The current Linux uses UTF-8 as encoding for filenames, directory names and content of text files.
Of course, as the system is in German, many files, filenames and directory names contain Umlauts like ÄÖÜäöü.
To work with the system on the current Linux, all must be converted from ISO 8859-1 encoding into UTF-8 encoding, including file- and directory names.
Side Note: Bash Glob Problem
Otherwise, such simple things as a bash glob do not work any more. Example: I have two files Maus and Möhre on the old 8859-1 system in a directory.

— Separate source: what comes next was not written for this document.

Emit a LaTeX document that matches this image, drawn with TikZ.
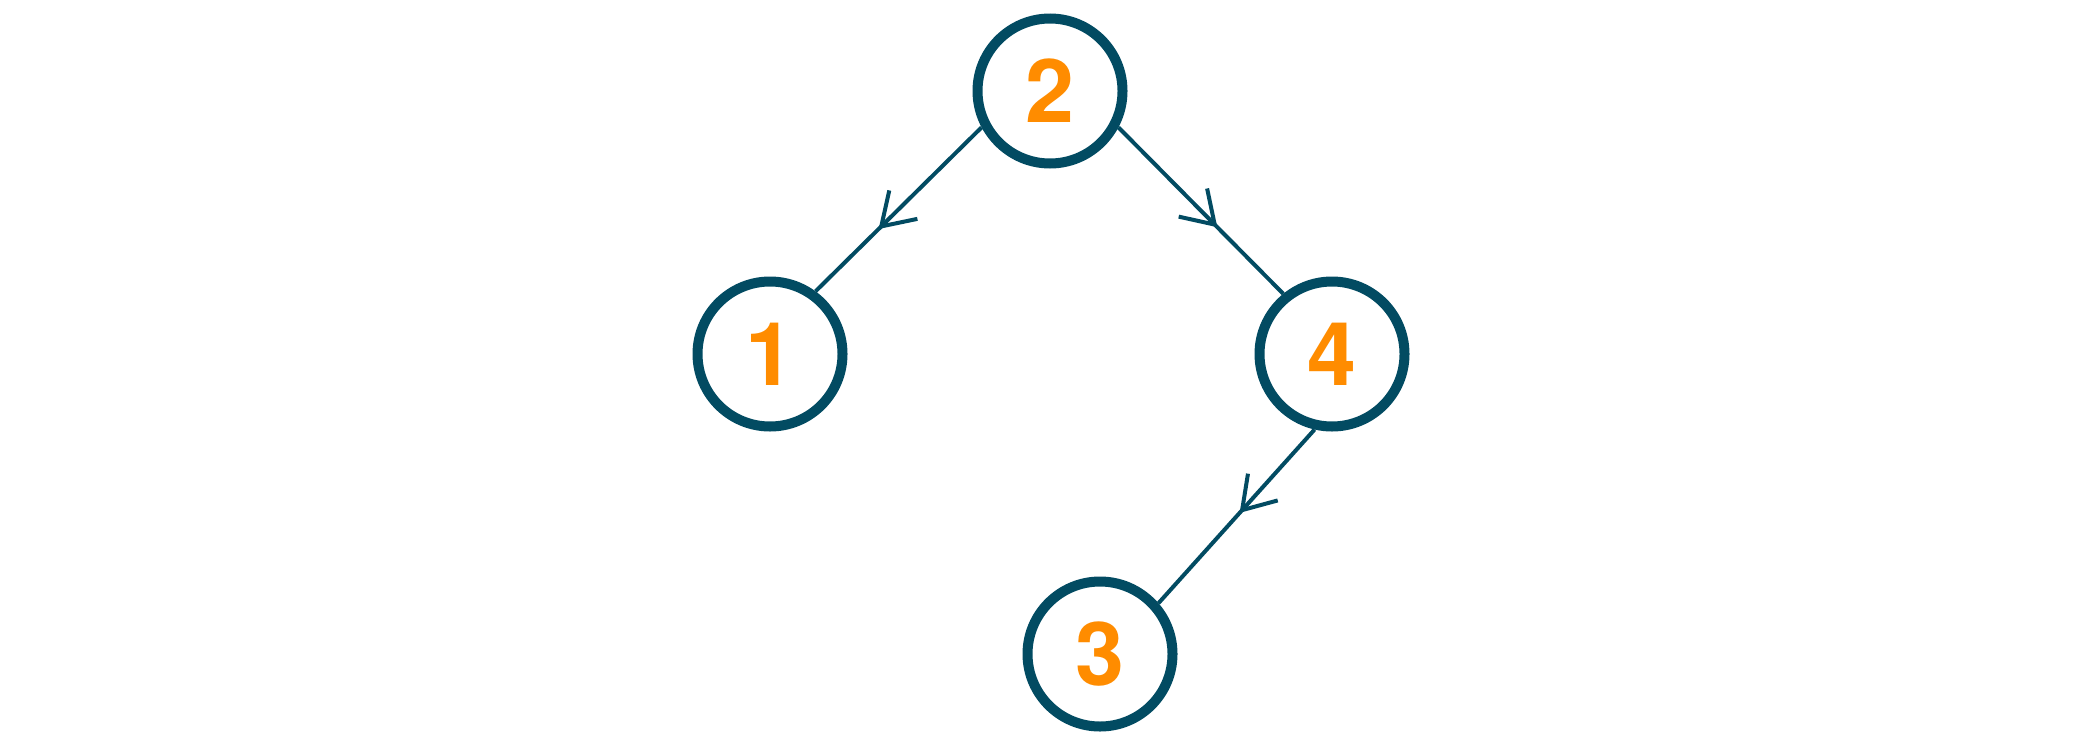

Now I bring these files to the new system and try to list them with ls.
> ls
Maus M?hre
>
> ls M*
Maus
Unbelievable. But true.
Use Iconv to Change Encoding
The iconv tool is available on most Linux systems, including my new one. With iconv, you can convert text from any encoding known in the world to any other.
As I have to change the encoding not only of the file contents but also of the filenames and directories, I have written a bash script to do all the transformation.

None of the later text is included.